### Exercise goal
Reproduce the records that follow in full, excluding any picture they contain.

### Records for this task
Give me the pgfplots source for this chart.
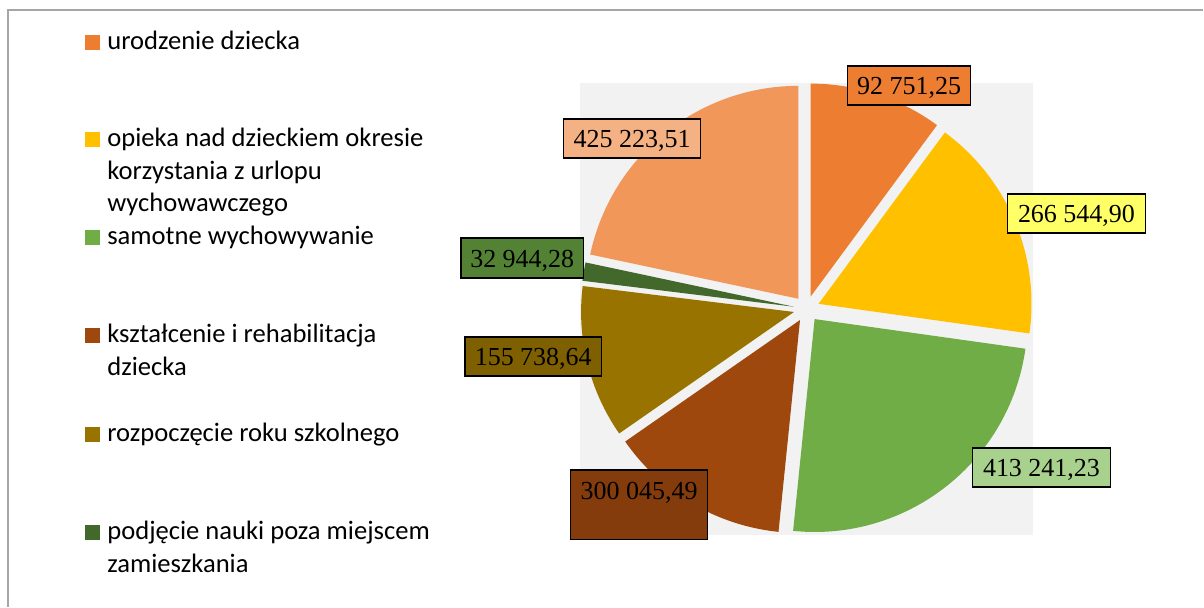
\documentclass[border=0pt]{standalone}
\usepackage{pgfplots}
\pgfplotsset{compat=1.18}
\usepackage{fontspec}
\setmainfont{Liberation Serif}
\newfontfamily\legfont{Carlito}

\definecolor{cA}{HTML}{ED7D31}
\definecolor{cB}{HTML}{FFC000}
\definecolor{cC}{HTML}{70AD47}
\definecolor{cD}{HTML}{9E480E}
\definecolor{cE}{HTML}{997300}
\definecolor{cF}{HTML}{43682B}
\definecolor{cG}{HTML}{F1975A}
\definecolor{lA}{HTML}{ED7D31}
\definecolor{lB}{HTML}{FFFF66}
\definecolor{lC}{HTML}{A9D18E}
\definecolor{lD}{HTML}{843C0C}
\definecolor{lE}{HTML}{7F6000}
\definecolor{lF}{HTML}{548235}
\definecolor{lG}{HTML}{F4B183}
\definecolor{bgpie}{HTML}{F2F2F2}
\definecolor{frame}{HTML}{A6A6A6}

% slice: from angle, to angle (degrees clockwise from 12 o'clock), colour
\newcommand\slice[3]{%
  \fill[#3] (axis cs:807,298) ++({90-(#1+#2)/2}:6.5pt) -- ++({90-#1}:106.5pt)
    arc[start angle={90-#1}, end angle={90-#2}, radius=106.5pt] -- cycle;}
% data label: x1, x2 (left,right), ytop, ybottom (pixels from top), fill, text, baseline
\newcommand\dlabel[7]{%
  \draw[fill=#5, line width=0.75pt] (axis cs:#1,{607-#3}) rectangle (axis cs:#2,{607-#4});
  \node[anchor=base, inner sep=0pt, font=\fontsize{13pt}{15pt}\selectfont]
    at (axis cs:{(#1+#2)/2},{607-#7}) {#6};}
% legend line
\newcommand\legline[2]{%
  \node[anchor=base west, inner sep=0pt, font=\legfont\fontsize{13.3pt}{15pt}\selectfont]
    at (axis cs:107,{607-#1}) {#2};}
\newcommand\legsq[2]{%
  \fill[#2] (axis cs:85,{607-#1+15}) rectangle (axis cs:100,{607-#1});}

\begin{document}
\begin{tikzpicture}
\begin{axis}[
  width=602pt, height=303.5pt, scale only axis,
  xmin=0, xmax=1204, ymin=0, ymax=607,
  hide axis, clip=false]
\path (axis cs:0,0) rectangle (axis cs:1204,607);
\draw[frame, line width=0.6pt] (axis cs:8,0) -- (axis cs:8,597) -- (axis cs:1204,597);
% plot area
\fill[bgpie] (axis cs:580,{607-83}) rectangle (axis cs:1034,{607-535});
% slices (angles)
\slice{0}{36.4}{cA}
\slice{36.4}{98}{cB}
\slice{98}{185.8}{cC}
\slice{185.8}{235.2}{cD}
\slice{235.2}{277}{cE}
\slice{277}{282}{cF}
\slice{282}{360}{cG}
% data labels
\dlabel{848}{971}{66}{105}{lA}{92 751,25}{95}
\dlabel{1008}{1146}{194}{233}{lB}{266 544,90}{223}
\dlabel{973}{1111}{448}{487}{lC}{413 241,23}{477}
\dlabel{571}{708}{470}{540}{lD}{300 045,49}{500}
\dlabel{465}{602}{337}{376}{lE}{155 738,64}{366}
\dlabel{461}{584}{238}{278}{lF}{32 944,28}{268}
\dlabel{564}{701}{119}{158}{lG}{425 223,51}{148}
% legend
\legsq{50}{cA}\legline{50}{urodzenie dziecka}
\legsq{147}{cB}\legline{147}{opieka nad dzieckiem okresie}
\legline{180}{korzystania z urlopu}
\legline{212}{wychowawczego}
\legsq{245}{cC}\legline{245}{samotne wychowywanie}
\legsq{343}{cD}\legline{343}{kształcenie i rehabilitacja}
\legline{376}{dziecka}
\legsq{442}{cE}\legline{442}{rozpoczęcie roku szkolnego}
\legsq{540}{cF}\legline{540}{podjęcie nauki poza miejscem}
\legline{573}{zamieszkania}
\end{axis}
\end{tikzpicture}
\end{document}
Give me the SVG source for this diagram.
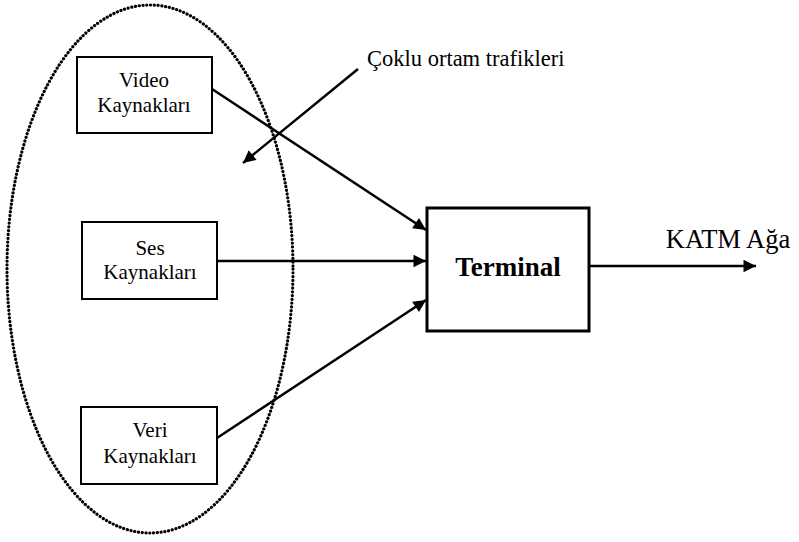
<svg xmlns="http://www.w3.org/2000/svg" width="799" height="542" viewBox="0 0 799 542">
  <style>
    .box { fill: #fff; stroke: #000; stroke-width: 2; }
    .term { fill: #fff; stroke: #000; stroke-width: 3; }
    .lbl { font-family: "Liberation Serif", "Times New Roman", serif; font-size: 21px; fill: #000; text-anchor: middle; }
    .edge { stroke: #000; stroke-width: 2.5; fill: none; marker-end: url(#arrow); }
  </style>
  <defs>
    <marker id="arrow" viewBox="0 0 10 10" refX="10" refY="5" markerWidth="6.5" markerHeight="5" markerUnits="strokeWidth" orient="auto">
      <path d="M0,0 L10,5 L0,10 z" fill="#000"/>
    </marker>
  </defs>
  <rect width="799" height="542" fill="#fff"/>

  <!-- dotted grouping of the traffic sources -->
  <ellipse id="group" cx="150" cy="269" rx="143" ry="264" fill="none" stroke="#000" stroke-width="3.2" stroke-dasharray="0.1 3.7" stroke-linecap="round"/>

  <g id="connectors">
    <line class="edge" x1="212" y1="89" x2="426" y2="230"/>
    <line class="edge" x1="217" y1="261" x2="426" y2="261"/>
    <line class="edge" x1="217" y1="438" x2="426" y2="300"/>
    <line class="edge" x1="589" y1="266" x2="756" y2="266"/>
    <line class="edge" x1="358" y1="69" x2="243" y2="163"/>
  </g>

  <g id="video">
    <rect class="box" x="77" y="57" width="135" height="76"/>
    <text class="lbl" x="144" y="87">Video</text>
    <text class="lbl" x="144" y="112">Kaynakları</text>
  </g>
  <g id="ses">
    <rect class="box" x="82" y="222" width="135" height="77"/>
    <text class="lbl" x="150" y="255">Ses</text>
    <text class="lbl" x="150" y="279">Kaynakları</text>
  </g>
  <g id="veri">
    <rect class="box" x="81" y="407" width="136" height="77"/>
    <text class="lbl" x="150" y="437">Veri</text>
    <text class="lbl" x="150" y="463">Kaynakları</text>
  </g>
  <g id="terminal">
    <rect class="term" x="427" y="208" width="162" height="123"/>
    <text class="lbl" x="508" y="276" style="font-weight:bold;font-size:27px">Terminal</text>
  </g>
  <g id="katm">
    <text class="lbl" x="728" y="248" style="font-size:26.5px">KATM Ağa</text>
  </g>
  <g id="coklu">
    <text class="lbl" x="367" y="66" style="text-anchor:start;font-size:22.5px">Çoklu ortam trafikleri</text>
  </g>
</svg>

### Result for this exercise
Give me the pgfplots source for this chart.
\documentclass[border=0pt]{standalone}
\usepackage{pgfplots}
\pgfplotsset{compat=1.18}
\usepackage{fontspec}
\setmainfont{Liberation Serif}
\newfontfamily\legfont{Carlito}

\definecolor{cA}{HTML}{ED7D31}
\definecolor{cB}{HTML}{FFC000}
\definecolor{cC}{HTML}{70AD47}
\definecolor{cD}{HTML}{9E480E}
\definecolor{cE}{HTML}{997300}
\definecolor{cF}{HTML}{43682B}
\definecolor{cG}{HTML}{F1975A}
\definecolor{lA}{HTML}{ED7D31}
\definecolor{lB}{HTML}{FFFF66}
\definecolor{lC}{HTML}{A9D18E}
\definecolor{lD}{HTML}{843C0C}
\definecolor{lE}{HTML}{7F6000}
\definecolor{lF}{HTML}{548235}
\definecolor{lG}{HTML}{F4B183}
\definecolor{bgpie}{HTML}{F2F2F2}
\definecolor{frame}{HTML}{A6A6A6}

% slice: from angle, to angle (degrees clockwise from 12 o'clock), colour
\newcommand\slice[3]{%
  \fill[#3] (axis cs:807,298) ++({90-(#1+#2)/2}:6.5pt) -- ++({90-#1}:106.5pt)
    arc[start angle={90-#1}, end angle={90-#2}, radius=106.5pt] -- cycle;}
% data label: x1, x2 (left,right), ytop, ybottom (pixels from top), fill, text, baseline
\newcommand\dlabel[7]{%
  \draw[fill=#5, line width=0.75pt] (axis cs:#1,{607-#3}) rectangle (axis cs:#2,{607-#4});
  \node[anchor=base, inner sep=0pt, font=\fontsize{13pt}{15pt}\selectfont]
    at (axis cs:{(#1+#2)/2},{607-#7}) {#6};}
% legend line
\newcommand\legline[2]{%
  \node[anchor=base west, inner sep=0pt, font=\legfont\fontsize{13.3pt}{15pt}\selectfont]
    at (axis cs:107,{607-#1}) {#2};}
\newcommand\legsq[2]{%
  \fill[#2] (axis cs:85,{607-#1+15}) rectangle (axis cs:100,{607-#1});}

\begin{document}
\begin{tikzpicture}
\begin{axis}[
  width=602pt, height=303.5pt, scale only axis,
  xmin=0, xmax=1204, ymin=0, ymax=607,
  hide axis, clip=false]
\path (axis cs:0,0) rectangle (axis cs:1204,607);
\draw[frame, line width=0.6pt] (axis cs:8,0) -- (axis cs:8,597) -- (axis cs:1204,597);
% plot area
\fill[bgpie] (axis cs:580,{607-83}) rectangle (axis cs:1034,{607-535});
% slices (angles)
\slice{0}{36.4}{cA}
\slice{36.4}{98}{cB}
\slice{98}{185.8}{cC}
\slice{185.8}{235.2}{cD}
\slice{235.2}{277}{cE}
\slice{277}{282}{cF}
\slice{282}{360}{cG}
% data labels
\dlabel{848}{971}{66}{105}{lA}{92 751,25}{95}
\dlabel{1008}{1146}{194}{233}{lB}{266 544,90}{223}
\dlabel{973}{1111}{448}{487}{lC}{413 241,23}{477}
\dlabel{571}{708}{470}{540}{lD}{300 045,49}{500}
\dlabel{465}{602}{337}{376}{lE}{155 738,64}{366}
\dlabel{461}{584}{238}{278}{lF}{32 944,28}{268}
\dlabel{564}{701}{119}{158}{lG}{425 223,51}{148}
% legend
\legsq{50}{cA}\legline{50}{urodzenie dziecka}
\legsq{147}{cB}\legline{147}{opieka nad dzieckiem okresie}
\legline{180}{korzystania z urlopu}
\legline{212}{wychowawczego}
\legsq{245}{cC}\legline{245}{samotne wychowywanie}
\legsq{343}{cD}\legline{343}{kształcenie i rehabilitacja}
\legline{376}{dziecka}
\legsq{442}{cE}\legline{442}{rozpoczęcie roku szkolnego}
\legsq{540}{cF}\legline{540}{podjęcie nauki poza miejscem}
\legline{573}{zamieszkania}
\end{axis}
\end{tikzpicture}
\end{document}
Give me the SVG source for this diagram.
<svg xmlns="http://www.w3.org/2000/svg" width="799" height="542" viewBox="0 0 799 542">
  <style>
    .box { fill: #fff; stroke: #000; stroke-width: 2; }
    .term { fill: #fff; stroke: #000; stroke-width: 3; }
    .lbl { font-family: "Liberation Serif", "Times New Roman", serif; font-size: 21px; fill: #000; text-anchor: middle; }
    .edge { stroke: #000; stroke-width: 2.5; fill: none; marker-end: url(#arrow); }
  </style>
  <defs>
    <marker id="arrow" viewBox="0 0 10 10" refX="10" refY="5" markerWidth="6.5" markerHeight="5" markerUnits="strokeWidth" orient="auto">
      <path d="M0,0 L10,5 L0,10 z" fill="#000"/>
    </marker>
  </defs>
  <rect width="799" height="542" fill="#fff"/>

  <!-- dotted grouping of the traffic sources -->
  <ellipse id="group" cx="150" cy="269" rx="143" ry="264" fill="none" stroke="#000" stroke-width="3.2" stroke-dasharray="0.1 3.7" stroke-linecap="round"/>

  <g id="connectors">
    <line class="edge" x1="212" y1="89" x2="426" y2="230"/>
    <line class="edge" x1="217" y1="261" x2="426" y2="261"/>
    <line class="edge" x1="217" y1="438" x2="426" y2="300"/>
    <line class="edge" x1="589" y1="266" x2="756" y2="266"/>
    <line class="edge" x1="358" y1="69" x2="243" y2="163"/>
  </g>

  <g id="video">
    <rect class="box" x="77" y="57" width="135" height="76"/>
    <text class="lbl" x="144" y="87">Video</text>
    <text class="lbl" x="144" y="112">Kaynakları</text>
  </g>
  <g id="ses">
    <rect class="box" x="82" y="222" width="135" height="77"/>
    <text class="lbl" x="150" y="255">Ses</text>
    <text class="lbl" x="150" y="279">Kaynakları</text>
  </g>
  <g id="veri">
    <rect class="box" x="81" y="407" width="136" height="77"/>
    <text class="lbl" x="150" y="437">Veri</text>
    <text class="lbl" x="150" y="463">Kaynakları</text>
  </g>
  <g id="terminal">
    <rect class="term" x="427" y="208" width="162" height="123"/>
    <text class="lbl" x="508" y="276" style="font-weight:bold;font-size:27px">Terminal</text>
  </g>
  <g id="katm">
    <text class="lbl" x="728" y="248" style="font-size:26.5px">KATM Ağa</text>
  </g>
  <g id="coklu">
    <text class="lbl" x="367" y="66" style="text-anchor:start;font-size:22.5px">Çoklu ortam trafikleri</text>
  </g>
</svg>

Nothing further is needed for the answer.